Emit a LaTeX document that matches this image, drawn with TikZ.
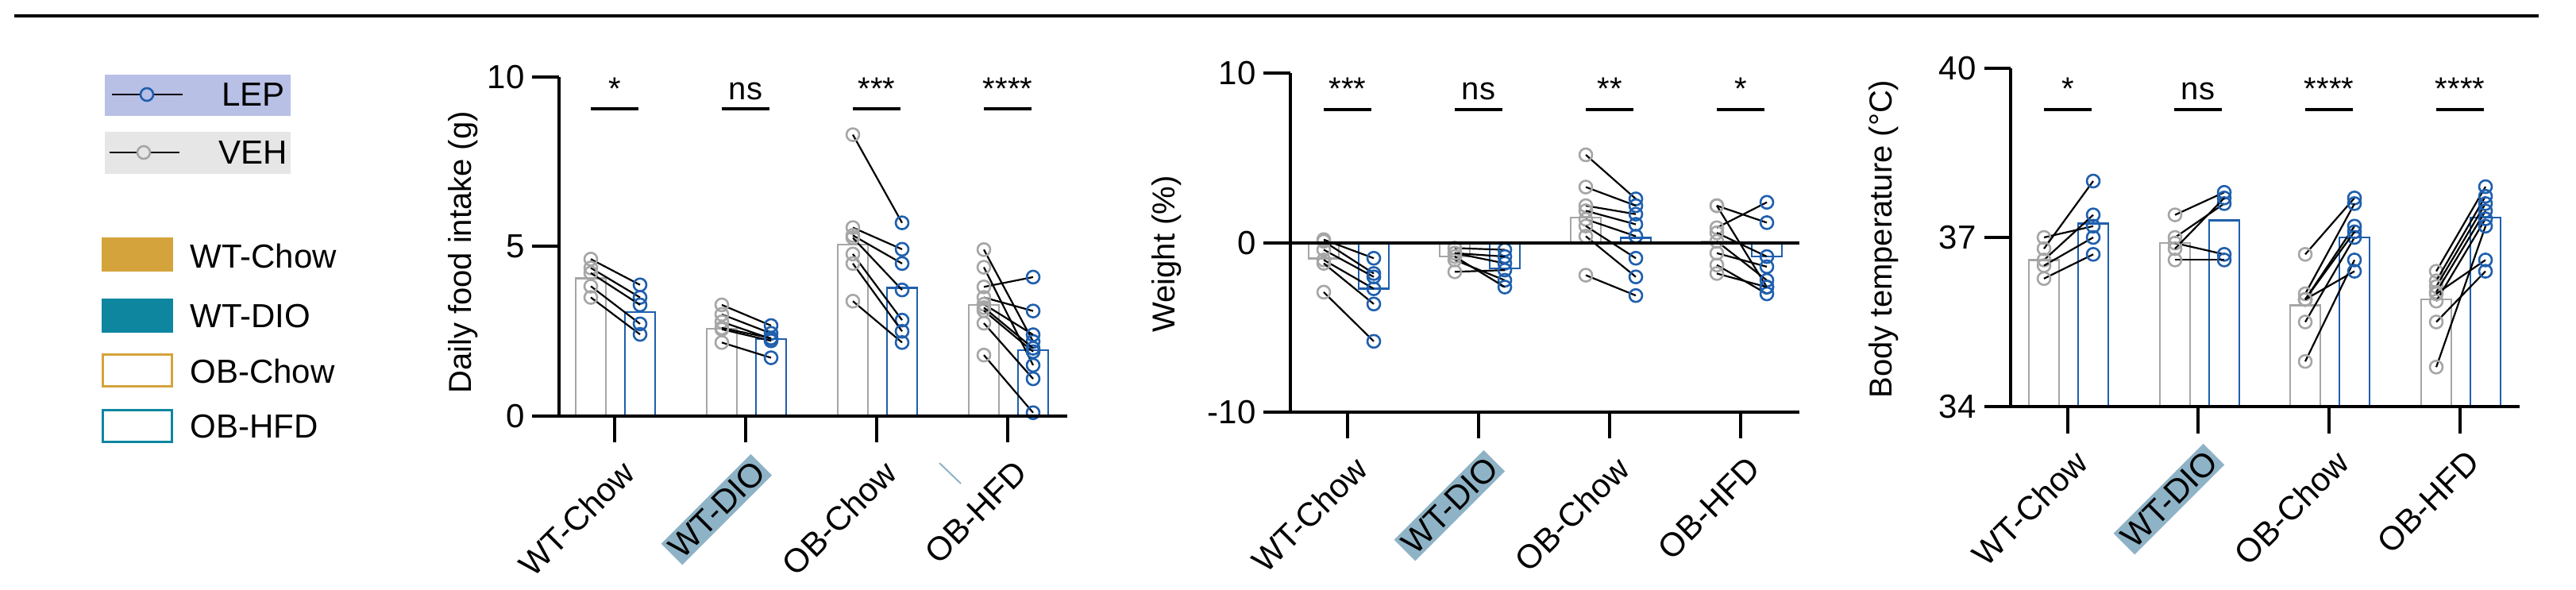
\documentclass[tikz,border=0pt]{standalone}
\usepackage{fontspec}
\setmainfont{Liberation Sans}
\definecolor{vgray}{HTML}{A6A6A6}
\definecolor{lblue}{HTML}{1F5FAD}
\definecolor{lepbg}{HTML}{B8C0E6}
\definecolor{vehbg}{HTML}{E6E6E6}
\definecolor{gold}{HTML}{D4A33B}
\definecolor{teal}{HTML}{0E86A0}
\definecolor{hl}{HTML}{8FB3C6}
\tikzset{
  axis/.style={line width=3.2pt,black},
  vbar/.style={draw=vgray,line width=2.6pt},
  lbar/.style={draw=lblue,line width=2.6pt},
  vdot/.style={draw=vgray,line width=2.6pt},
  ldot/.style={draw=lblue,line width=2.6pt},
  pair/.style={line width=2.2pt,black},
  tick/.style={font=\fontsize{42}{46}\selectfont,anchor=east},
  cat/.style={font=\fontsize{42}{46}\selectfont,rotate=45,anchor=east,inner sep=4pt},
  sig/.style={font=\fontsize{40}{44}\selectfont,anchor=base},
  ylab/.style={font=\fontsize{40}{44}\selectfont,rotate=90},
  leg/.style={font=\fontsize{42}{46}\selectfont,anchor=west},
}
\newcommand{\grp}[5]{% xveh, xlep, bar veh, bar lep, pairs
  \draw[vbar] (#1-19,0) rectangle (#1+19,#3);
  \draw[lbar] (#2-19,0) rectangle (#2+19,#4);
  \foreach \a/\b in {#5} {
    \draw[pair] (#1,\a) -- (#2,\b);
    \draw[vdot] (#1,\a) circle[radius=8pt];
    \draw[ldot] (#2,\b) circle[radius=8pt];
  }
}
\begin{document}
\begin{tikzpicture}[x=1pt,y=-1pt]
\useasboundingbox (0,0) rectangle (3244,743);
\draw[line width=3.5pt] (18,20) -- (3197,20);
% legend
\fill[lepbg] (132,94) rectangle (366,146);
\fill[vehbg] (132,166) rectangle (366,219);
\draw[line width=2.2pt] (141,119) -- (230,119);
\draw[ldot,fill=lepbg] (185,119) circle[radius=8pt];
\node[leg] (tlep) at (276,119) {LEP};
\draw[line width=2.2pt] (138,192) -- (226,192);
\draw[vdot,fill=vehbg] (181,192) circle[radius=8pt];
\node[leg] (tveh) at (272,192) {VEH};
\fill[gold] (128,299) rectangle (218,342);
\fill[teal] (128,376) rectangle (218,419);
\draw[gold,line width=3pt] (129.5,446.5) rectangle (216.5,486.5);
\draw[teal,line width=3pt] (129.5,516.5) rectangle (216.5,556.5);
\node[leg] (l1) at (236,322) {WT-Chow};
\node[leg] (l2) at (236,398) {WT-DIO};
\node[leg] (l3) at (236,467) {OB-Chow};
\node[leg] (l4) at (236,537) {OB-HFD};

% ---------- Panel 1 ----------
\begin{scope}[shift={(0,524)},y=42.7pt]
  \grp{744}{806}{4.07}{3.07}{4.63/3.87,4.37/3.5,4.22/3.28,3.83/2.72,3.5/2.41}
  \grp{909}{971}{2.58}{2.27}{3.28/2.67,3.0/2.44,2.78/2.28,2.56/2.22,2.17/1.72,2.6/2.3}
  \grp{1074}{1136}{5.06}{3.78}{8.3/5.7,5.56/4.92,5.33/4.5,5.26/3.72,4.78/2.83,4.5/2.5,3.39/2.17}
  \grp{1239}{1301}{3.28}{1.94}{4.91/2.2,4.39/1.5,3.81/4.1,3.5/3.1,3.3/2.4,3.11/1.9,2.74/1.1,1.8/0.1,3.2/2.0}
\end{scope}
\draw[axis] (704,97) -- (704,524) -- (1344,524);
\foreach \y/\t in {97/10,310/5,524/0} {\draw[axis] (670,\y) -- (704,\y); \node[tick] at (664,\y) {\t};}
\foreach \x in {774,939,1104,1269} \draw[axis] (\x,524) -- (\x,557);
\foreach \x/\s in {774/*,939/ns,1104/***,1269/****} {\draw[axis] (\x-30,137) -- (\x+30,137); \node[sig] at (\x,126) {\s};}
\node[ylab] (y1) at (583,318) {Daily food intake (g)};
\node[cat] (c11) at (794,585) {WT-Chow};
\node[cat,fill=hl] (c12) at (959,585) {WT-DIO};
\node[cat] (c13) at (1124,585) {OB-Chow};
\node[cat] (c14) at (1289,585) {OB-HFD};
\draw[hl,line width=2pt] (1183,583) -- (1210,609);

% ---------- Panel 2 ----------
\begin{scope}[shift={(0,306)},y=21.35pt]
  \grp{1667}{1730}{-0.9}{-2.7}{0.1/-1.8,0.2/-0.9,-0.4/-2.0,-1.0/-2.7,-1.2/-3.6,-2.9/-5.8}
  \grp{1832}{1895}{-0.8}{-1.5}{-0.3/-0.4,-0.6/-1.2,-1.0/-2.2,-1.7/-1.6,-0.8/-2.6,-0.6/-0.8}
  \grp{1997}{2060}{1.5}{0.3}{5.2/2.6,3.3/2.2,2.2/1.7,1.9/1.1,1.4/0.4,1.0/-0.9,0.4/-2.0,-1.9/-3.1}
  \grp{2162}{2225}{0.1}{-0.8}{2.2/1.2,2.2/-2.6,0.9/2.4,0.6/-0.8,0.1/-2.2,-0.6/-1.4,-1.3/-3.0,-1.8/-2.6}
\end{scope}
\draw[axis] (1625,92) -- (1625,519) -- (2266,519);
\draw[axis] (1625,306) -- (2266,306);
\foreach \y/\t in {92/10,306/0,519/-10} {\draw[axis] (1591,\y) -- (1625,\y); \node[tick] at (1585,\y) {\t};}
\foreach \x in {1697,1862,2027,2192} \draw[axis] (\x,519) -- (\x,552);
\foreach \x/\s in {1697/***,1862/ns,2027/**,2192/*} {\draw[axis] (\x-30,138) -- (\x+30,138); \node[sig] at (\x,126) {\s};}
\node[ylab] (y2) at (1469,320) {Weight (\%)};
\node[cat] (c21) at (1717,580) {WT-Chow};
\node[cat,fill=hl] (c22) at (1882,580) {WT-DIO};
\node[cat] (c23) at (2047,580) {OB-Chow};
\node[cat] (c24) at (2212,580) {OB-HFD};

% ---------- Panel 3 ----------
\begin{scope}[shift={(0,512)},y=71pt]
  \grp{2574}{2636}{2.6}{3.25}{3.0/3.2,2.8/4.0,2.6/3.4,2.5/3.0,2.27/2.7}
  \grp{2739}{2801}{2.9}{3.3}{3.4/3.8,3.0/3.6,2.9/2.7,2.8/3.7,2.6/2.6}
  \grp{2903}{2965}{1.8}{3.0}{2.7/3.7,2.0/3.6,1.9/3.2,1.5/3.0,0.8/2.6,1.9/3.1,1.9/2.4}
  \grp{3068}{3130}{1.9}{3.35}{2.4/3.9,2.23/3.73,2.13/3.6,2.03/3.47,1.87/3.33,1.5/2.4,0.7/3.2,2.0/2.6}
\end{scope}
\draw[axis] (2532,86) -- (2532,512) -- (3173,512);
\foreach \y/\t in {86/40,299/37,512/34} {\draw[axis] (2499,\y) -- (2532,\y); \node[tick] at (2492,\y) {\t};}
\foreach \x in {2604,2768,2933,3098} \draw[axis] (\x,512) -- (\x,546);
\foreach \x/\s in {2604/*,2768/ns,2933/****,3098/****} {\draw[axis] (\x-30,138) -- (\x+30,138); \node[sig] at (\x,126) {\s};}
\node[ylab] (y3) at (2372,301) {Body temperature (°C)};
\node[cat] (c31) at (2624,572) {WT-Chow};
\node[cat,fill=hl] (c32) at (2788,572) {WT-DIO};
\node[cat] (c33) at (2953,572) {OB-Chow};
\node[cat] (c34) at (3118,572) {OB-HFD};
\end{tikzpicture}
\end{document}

──────────────────────────────

Leave out the pictures and repeat the lines from the start of the material through the line with "(l4) at (236,537)", inclusive.

* _Final result_
Emit a LaTeX document that matches this image, drawn with TikZ.
\documentclass[tikz,border=0pt]{standalone}
\usepackage{fontspec}
\setmainfont{Liberation Sans}
\definecolor{vgray}{HTML}{A6A6A6}
\definecolor{lblue}{HTML}{1F5FAD}
\definecolor{lepbg}{HTML}{B8C0E6}
\definecolor{vehbg}{HTML}{E6E6E6}
\definecolor{gold}{HTML}{D4A33B}
\definecolor{teal}{HTML}{0E86A0}
\definecolor{hl}{HTML}{8FB3C6}
\tikzset{
  axis/.style={line width=3.2pt,black},
  vbar/.style={draw=vgray,line width=2.6pt},
  lbar/.style={draw=lblue,line width=2.6pt},
  vdot/.style={draw=vgray,line width=2.6pt},
  ldot/.style={draw=lblue,line width=2.6pt},
  pair/.style={line width=2.2pt,black},
  tick/.style={font=\fontsize{42}{46}\selectfont,anchor=east},
  cat/.style={font=\fontsize{42}{46}\selectfont,rotate=45,anchor=east,inner sep=4pt},
  sig/.style={font=\fontsize{40}{44}\selectfont,anchor=base},
  ylab/.style={font=\fontsize{40}{44}\selectfont,rotate=90},
  leg/.style={font=\fontsize{42}{46}\selectfont,anchor=west},
}
\newcommand{\grp}[5]{% xveh, xlep, bar veh, bar lep, pairs
  \draw[vbar] (#1-19,0) rectangle (#1+19,#3);
  \draw[lbar] (#2-19,0) rectangle (#2+19,#4);
  \foreach \a/\b in {#5} {
    \draw[pair] (#1,\a) -- (#2,\b);
    \draw[vdot] (#1,\a) circle[radius=8pt];
    \draw[ldot] (#2,\b) circle[radius=8pt];
  }
}
\begin{document}
\begin{tikzpicture}[x=1pt,y=-1pt]
\useasboundingbox (0,0) rectangle (3244,743);
\draw[line width=3.5pt] (18,20) -- (3197,20);
% legend
\fill[lepbg] (132,94) rectangle (366,146);
\fill[vehbg] (132,166) rectangle (366,219);
\draw[line width=2.2pt] (141,119) -- (230,119);
\draw[ldot,fill=lepbg] (185,119) circle[radius=8pt];
\node[leg] (tlep) at (276,119) {LEP};
\draw[line width=2.2pt] (138,192) -- (226,192);
\draw[vdot,fill=vehbg] (181,192) circle[radius=8pt];
\node[leg] (tveh) at (272,192) {VEH};
\fill[gold] (128,299) rectangle (218,342);
\fill[teal] (128,376) rectangle (218,419);
\draw[gold,line width=3pt] (129.5,446.5) rectangle (216.5,486.5);
\draw[teal,line width=3pt] (129.5,516.5) rectangle (216.5,556.5);
\node[leg] (l1) at (236,322) {WT-Chow};
\node[leg] (l2) at (236,398) {WT-DIO};
\node[leg] (l3) at (236,467) {OB-Chow};
\node[leg] (l4) at (236,537) {OB-HFD};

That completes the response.